Line three baking sheets with parchment paper (or silicone mats) and set aside.
In a bowl, combine flour, cocoa powder, cornstarch, salt, baking soda and espresso flakes. Mix well and set aside.
In a mixing bowl, cream butter and sugars together until light and fluffy. Add one egg and mix well. Add peanut butter, vanilla and last egg. Mix until eggs are well incorporated.
While mixing on low speed, slowly begin adding the dry ingredients. Stop and scrape bowl. Add chocolate chunks and butterscotch chips and stir until combined.
Scoop out cookie dough using a cookie scoop (or spoon) and place on a lined baking sheet. Place in fridge for 20-30 minutes.
Preheat oven to 375 degrees (F). Place cookie dough scoops 2" apart on lined baking sheet and bake 10-12 minutes. Remove from oven and allow to cool 10 minutes before transferring to cooling rack. Store in an airtight container for up to 3 days.
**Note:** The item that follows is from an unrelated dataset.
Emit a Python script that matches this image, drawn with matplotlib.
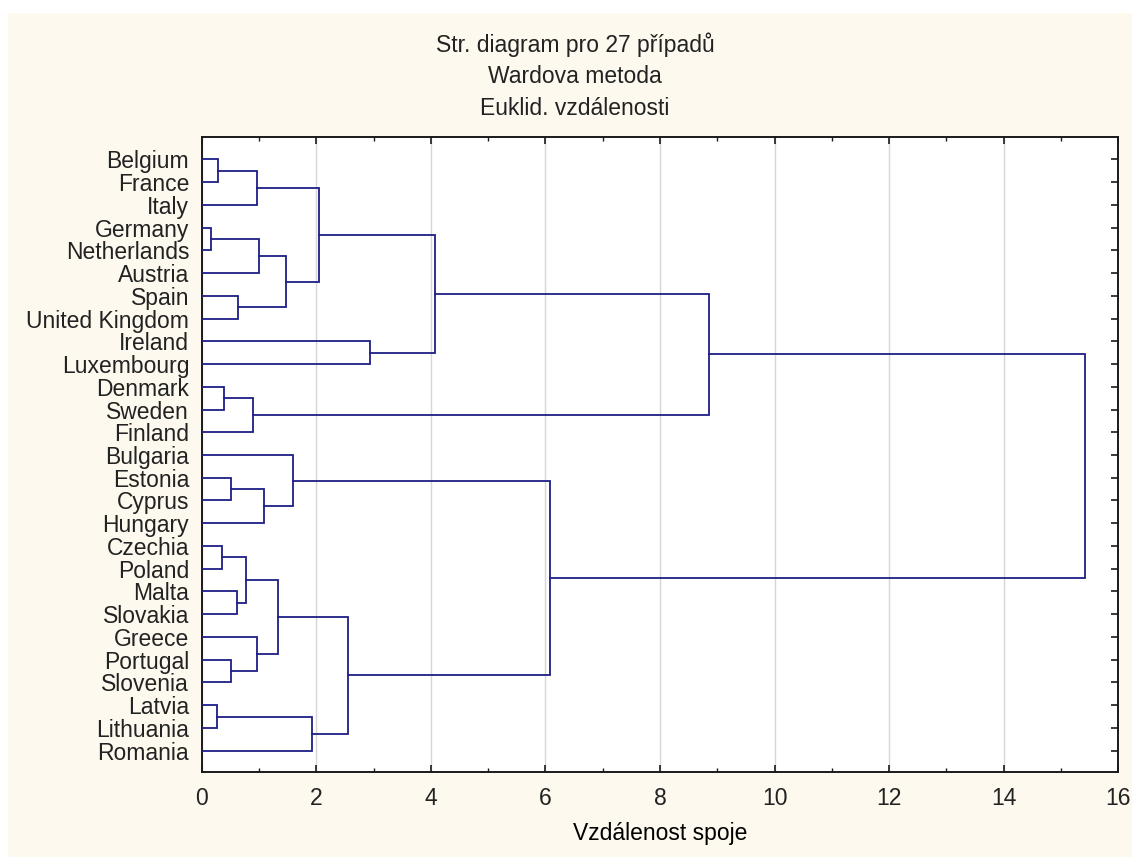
import numpy as np
import matplotlib
matplotlib.use('Agg')
import matplotlib.pyplot as plt
from matplotlib.patches import Rectangle

plt.rcParams['font.family'] = ['Liberation Sans', 'DejaVu Sans']
plt.rcParams['font.size'] = 16.5
plt.rcParams['text.color'] = '#222222'
plt.rcParams['xtick.color'] = '#1a1a1a'
plt.rcParams['ytick.color'] = '#1a1a1a'
plt.rcParams['xtick.labelcolor'] = '#222222'
plt.rcParams['ytick.labelcolor'] = '#222222'

# listy (poradi odshora dolu)
leaves = ['Belgium', 'France', 'Italy', 'Germany', 'Netherlands', 'Austria',
          'Spain', 'United Kingdom', 'Ireland', 'Luxembourg', 'Denmark',
          'Sweden', 'Finland', 'Bulgaria', 'Estonia', 'Cyprus', 'Hungary',
          'Czechia', 'Poland', 'Malta', 'Slovakia', 'Greece', 'Portugal',
          'Slovenia', 'Latvia', 'Lithuania', 'Romania']

# spoje: (a, b) -> indexy listu (<27) nebo predchozich shluku (>=27)
merge_a = [0, 27, 3, 29, 6, 30, 28, 8, 33, 10, 36, 35,
           14, 39, 13, 17, 19, 42, 22, 21, 44, 24, 48, 47, 41, 38]
merge_b = [1, 2, 4, 5, 7, 31, 32, 9, 34, 11, 12, 37,
           15, 16, 40, 18, 20, 43, 23, 45, 46, 25, 26, 49, 50, 51]
merge_h = [0.29, 0.97, 0.17, 1.00, 0.64, 1.47, 2.05, 2.94, 4.07, 0.39, 0.90, 8.86,
           0.52, 1.09, 1.60, 0.355, 0.61, 0.77, 0.52, 0.97, 1.34, 0.27, 1.92, 2.55,
           6.08, 15.41]

title_lines = ['Str. diagram pro 27 případů', 'Wardova metoda', 'Euklid. vzdálenosti']
xlabel = 'Vzdálenost spoje'

W, H = 1132, 857
fig = plt.figure(figsize=(W / 100, H / 100), dpi=100)
fig.patch.set_facecolor('white')
# kremove pozadi jako ve Statistice
fig.add_artist(Rectangle((8 / W, 0), 1, 1 - 13 / H, transform=fig.transFigure,
                         facecolor='#fdf9ee', edgecolor='none', zorder=-10))

ax = fig.add_axes([201.7 / W, 1 - 772 / H, (1118.3 - 201.7) / W, (772 - 137.3) / H])
ax.set_facecolor('white')

# pozice uzlu: list -> (vyska 0, y = index), shluk -> stred potomku
pos_y = list(range(len(leaves)))
pos_h = [0.0] * len(leaves)
line_col = '#1e1e86'
for a, b, h in zip(merge_a, merge_b, merge_h):
    ya, yb = pos_y[a], pos_y[b]
    ax.plot([pos_h[a], h, h, pos_h[b]], [ya, ya, yb, yb],
            color=line_col, lw=1.3, solid_joinstyle='miter', zorder=3)
    pos_y.append((ya + yb) / 2)
    pos_h.append(h)

ax.set_xlim(0, 16)
ax.set_ylim(26.94, -0.97)

ax.set_xticks(np.arange(0, 17, 2))
ax.set_xticks(np.arange(1, 16, 2), minor=True)
ax.tick_params(axis='x', which='both', direction='in', top=True, bottom=True, pad=10.5)
ax.tick_params(axis='x', which='major', length=5, width=1.2)
ax.tick_params(axis='x', which='minor', length=3, width=1)

ax.set_yticks(range(len(leaves)))
ax.set_yticklabels(leaves)
ax.tick_params(axis='y', which='major', left=False, right=True, direction='in',
               length=5, width=1.2, pad=9)

ax.grid(axis='x', which='major', color='#d6d6d6', lw=1)
ax.set_axisbelow(True)
for s in ax.spines.values():
    s.set_linewidth(1.4)
    s.set_color('#1a1a1a')

ax.set_xlabel(xlabel, labelpad=9)

for i, t in enumerate(title_lines):
    fig.text(575 / W, 1 - (51.7 + 31.6 * i) / H, t, ha='center', va='baseline')

fig.savefig('out.png', dpi=100, facecolor=fig.get_facecolor())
* I use one of the lined baking sheets to place all of the scooped cookie dough on and then pop that sheet in the fridge to chill. The other two baking sheets I use to bake them. Bake one cookie sheet at a time.
** I used a small cookie scoop which yielded approximately 4 dozen cookies that'll measure 1.5 -2". If you want a larger cookie, use a medium cookie scoop. If you don't have a cookie scoop, use a spoon to scoop out dough and roll with hands, keeping them same sized.